» **Job**:
Retype, exactly as they stand, the lines from the start of the data to the line that contains "import seaborn as sns", both ends included. Leave the pictures out.

━━━━━━━━━━

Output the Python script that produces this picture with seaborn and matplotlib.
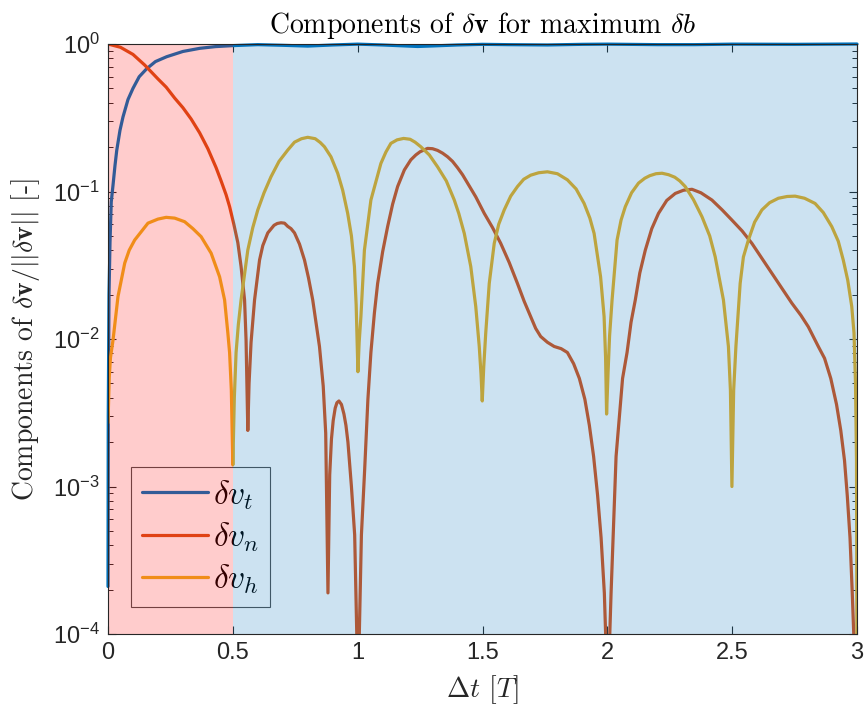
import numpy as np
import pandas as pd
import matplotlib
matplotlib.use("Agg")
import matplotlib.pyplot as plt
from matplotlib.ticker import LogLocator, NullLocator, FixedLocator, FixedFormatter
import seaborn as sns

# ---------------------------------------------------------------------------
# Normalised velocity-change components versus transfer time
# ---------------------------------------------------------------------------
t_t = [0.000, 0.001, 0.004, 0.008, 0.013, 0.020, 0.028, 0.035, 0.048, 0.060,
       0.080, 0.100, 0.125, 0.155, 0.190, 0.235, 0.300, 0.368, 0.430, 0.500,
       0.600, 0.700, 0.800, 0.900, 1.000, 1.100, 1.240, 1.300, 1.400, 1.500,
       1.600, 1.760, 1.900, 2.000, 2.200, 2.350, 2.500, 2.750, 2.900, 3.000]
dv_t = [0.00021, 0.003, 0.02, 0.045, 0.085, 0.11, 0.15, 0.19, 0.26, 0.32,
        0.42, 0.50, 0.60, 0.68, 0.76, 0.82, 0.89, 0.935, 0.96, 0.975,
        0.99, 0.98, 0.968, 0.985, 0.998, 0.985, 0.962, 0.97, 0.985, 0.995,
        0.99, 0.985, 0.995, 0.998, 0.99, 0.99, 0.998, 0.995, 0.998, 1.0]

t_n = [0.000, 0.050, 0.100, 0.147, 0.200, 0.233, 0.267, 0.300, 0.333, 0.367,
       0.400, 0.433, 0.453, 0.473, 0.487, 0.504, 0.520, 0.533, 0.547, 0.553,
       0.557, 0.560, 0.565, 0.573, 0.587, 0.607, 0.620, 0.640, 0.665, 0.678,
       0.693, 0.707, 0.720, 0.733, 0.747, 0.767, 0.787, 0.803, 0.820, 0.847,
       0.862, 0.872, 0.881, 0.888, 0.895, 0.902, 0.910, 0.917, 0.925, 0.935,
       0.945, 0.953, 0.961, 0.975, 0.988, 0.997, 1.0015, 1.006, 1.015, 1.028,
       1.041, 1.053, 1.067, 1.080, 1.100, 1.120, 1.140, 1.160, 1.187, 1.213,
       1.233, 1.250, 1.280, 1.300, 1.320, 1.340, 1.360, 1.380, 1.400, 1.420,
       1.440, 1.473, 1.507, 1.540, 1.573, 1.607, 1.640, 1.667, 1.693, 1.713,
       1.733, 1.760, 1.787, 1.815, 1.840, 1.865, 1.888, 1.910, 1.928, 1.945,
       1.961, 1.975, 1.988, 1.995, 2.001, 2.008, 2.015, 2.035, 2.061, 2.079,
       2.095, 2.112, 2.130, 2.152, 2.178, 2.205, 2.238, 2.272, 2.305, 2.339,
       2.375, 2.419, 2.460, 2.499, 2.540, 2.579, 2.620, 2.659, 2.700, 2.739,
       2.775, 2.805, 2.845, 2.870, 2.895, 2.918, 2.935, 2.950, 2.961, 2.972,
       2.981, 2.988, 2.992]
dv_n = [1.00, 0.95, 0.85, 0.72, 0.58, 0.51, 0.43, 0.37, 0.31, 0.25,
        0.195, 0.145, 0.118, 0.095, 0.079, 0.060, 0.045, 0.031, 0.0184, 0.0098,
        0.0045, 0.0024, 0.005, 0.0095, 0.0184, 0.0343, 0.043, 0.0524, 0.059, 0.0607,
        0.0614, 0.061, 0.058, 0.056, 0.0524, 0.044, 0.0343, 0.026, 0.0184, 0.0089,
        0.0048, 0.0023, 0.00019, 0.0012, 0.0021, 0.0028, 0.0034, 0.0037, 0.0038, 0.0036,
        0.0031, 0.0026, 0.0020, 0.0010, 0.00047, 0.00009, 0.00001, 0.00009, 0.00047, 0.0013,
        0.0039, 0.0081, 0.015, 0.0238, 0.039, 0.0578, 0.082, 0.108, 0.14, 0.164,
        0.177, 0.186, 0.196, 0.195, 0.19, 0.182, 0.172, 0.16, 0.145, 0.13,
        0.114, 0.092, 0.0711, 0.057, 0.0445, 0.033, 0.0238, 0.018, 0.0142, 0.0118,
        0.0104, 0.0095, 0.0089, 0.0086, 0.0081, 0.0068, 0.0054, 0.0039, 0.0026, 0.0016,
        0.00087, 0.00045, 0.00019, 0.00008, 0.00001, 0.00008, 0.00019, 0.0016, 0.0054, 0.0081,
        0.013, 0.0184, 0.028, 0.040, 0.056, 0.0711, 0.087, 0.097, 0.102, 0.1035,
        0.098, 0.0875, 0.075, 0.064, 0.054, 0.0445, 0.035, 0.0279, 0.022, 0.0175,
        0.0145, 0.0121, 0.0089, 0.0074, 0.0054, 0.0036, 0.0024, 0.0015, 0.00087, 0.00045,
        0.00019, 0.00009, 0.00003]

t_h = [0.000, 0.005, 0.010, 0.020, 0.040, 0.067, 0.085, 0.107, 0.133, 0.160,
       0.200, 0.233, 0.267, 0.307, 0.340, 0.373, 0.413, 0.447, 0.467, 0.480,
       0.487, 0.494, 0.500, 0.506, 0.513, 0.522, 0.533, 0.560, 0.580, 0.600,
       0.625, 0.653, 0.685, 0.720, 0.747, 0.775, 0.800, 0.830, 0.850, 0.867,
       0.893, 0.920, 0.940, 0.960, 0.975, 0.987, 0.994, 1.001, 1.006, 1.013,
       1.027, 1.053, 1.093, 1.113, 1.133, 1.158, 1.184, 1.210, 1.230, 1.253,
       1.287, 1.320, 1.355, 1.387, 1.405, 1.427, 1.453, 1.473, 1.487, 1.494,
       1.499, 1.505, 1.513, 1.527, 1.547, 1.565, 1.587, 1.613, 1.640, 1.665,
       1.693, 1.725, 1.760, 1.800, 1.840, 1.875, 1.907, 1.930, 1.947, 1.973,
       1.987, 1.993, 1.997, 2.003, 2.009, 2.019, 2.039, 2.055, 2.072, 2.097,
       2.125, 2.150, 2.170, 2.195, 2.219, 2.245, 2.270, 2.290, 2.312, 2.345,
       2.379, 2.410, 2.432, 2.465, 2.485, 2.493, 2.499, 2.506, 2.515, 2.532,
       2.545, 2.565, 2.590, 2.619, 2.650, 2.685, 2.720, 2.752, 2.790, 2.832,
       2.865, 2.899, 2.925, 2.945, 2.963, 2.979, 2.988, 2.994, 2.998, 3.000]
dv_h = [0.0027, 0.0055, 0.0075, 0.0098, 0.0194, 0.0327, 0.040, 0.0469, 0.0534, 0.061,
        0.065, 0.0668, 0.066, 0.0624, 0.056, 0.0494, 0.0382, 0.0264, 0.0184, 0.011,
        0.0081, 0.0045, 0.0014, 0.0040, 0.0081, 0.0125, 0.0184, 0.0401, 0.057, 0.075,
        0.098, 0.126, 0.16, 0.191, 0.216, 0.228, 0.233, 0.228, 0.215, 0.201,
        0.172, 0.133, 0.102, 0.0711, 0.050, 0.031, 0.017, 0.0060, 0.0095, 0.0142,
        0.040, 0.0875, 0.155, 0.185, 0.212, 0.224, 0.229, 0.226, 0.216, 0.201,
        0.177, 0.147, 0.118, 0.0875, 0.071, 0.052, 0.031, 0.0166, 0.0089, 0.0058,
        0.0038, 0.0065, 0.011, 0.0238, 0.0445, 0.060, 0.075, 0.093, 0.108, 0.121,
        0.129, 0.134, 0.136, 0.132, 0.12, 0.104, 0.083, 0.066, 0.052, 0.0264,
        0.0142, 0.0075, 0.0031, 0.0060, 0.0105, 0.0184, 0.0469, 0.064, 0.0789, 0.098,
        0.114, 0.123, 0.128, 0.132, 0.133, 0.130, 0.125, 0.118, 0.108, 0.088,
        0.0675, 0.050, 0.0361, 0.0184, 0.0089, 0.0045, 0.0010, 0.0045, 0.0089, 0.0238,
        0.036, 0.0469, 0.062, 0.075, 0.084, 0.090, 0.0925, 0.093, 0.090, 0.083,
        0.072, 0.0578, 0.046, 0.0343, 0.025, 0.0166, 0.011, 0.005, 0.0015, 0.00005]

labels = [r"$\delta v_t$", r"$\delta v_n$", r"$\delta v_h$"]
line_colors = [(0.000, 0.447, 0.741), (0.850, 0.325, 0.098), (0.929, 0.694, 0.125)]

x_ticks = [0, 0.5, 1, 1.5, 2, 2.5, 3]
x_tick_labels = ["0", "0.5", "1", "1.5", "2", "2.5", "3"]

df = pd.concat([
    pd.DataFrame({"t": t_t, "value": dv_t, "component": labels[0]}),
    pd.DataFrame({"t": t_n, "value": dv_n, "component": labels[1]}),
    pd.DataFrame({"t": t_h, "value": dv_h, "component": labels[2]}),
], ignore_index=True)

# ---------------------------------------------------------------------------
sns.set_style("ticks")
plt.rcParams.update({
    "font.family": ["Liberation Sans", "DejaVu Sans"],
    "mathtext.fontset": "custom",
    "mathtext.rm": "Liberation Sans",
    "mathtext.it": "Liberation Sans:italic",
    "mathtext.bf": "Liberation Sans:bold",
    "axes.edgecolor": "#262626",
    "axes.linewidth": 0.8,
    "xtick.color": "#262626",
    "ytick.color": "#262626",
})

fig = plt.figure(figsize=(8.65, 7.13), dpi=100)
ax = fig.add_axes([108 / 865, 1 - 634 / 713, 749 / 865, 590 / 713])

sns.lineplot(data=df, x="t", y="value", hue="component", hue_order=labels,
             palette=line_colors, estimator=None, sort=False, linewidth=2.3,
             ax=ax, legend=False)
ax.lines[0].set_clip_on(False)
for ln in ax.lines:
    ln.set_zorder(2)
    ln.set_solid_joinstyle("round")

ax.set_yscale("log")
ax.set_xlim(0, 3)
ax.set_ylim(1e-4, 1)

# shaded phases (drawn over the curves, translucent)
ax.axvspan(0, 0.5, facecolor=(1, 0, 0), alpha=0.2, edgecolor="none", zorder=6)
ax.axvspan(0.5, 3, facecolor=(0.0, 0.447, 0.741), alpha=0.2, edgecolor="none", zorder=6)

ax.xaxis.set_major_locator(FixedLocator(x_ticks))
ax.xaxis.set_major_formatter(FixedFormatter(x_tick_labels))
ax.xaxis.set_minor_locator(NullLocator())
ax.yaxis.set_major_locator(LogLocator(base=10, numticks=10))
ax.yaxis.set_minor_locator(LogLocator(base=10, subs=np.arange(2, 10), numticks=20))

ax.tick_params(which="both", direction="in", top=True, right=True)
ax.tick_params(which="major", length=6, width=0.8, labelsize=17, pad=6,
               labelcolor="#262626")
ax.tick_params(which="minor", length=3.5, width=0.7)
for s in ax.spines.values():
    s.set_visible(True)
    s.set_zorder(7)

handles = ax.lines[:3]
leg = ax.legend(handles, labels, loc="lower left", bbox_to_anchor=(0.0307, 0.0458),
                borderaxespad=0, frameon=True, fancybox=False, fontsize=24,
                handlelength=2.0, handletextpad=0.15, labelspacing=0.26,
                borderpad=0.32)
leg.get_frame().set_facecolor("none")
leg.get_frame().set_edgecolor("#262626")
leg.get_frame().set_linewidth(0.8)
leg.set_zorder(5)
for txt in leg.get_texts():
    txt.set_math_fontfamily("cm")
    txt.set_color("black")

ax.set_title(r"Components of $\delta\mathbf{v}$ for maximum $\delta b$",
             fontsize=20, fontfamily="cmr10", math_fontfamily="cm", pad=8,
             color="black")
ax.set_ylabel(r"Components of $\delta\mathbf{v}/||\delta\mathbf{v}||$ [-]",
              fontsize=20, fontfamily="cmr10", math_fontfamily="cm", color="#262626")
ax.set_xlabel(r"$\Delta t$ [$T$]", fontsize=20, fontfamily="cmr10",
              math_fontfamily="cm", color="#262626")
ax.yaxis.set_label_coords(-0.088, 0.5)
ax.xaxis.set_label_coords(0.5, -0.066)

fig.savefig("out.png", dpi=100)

━━━━━━━━━━

» **Answer to the task**:
Output the Python script that produces this picture with seaborn and matplotlib.
import numpy as np
import pandas as pd
import matplotlib
matplotlib.use("Agg")
import matplotlib.pyplot as plt
from matplotlib.ticker import LogLocator, NullLocator, FixedLocator, FixedFormatter
import seaborn as sns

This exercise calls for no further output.